▼▼▼
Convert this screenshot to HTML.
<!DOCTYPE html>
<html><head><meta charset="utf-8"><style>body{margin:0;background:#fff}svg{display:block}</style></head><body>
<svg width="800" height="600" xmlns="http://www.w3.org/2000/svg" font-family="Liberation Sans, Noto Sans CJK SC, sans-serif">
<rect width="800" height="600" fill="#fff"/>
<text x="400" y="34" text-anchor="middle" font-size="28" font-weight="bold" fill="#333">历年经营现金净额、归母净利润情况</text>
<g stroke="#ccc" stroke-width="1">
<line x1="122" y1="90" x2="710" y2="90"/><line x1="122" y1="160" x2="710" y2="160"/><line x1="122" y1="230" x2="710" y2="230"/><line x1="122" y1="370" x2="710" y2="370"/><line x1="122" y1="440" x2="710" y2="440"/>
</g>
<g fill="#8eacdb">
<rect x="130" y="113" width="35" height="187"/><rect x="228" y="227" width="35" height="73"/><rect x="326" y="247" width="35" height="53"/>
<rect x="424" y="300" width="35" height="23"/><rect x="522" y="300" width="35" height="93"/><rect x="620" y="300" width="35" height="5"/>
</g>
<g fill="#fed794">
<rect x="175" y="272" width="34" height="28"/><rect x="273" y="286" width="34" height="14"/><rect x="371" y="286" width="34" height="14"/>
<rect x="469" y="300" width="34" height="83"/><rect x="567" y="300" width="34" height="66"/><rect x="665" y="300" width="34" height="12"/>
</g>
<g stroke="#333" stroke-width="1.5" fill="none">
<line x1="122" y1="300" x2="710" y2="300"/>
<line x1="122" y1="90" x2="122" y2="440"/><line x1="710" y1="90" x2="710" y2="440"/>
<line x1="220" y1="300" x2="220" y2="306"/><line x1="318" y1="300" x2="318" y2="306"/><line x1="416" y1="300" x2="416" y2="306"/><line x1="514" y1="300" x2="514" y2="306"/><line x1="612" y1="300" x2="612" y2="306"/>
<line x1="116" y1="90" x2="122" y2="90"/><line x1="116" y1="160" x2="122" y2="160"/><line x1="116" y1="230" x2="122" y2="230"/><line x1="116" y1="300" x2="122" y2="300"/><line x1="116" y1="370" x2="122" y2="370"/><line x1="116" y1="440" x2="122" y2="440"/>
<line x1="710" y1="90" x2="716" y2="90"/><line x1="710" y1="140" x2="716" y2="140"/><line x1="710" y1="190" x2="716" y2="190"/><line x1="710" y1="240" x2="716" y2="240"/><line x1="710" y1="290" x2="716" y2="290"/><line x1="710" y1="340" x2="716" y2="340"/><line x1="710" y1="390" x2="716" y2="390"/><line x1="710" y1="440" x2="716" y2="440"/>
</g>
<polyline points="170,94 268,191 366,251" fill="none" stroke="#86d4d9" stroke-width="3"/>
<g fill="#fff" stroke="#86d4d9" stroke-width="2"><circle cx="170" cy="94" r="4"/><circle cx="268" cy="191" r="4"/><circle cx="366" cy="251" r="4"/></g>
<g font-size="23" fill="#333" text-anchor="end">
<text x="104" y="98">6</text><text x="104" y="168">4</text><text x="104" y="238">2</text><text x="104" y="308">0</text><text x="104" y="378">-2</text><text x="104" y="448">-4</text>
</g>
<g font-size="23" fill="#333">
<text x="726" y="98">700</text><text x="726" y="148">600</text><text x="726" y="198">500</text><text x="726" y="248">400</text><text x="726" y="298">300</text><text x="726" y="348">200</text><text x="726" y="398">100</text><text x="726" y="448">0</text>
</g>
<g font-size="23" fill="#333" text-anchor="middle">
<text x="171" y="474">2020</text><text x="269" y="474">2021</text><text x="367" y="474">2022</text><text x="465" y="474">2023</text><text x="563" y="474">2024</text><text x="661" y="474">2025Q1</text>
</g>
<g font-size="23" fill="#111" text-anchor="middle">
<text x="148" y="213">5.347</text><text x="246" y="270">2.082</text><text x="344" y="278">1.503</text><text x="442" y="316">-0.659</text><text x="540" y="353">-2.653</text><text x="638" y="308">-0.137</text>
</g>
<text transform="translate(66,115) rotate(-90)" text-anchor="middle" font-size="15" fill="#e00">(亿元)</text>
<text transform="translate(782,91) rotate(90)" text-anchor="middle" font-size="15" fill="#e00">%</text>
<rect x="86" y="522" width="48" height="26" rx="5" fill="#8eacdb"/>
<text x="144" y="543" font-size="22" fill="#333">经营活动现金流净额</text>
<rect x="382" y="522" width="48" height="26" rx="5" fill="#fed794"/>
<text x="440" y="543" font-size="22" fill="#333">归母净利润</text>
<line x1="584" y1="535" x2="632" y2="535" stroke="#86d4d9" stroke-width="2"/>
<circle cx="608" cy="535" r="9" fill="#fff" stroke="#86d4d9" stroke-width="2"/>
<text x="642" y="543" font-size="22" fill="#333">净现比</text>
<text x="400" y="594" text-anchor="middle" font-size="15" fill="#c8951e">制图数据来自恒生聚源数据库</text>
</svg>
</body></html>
▲▲▲
▼▼▼
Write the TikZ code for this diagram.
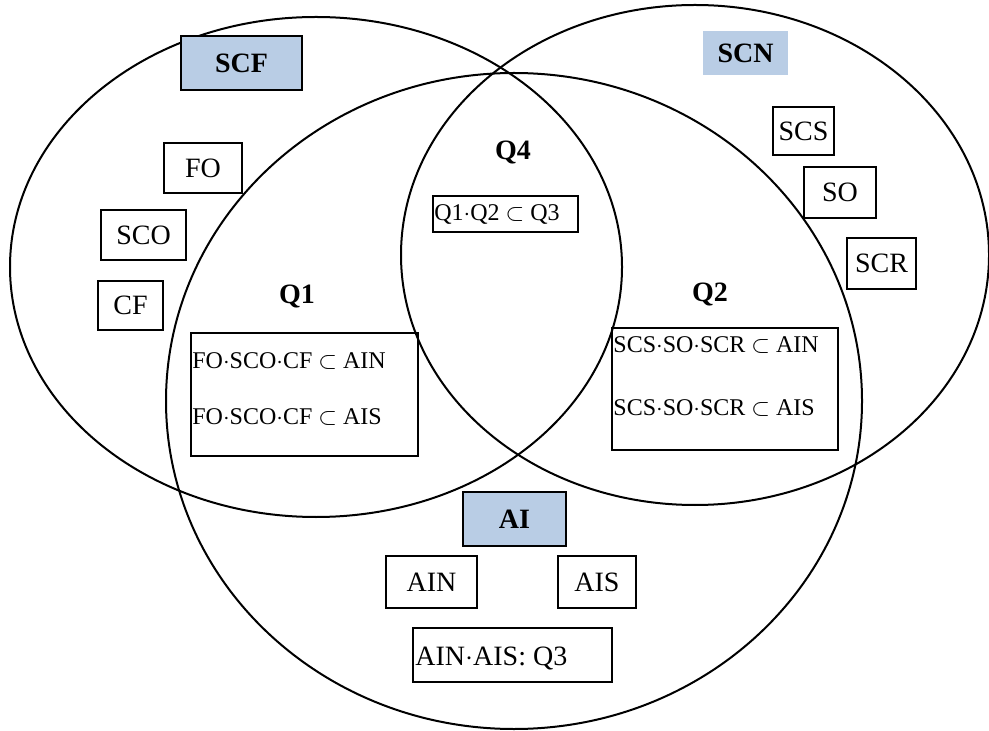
▲▲▲
_TO DO_
In the listing, find every line containing the word "this" and list it.

_OUTPUT_
Convert this screenshot to HTML.
Write the TikZ code for this diagram.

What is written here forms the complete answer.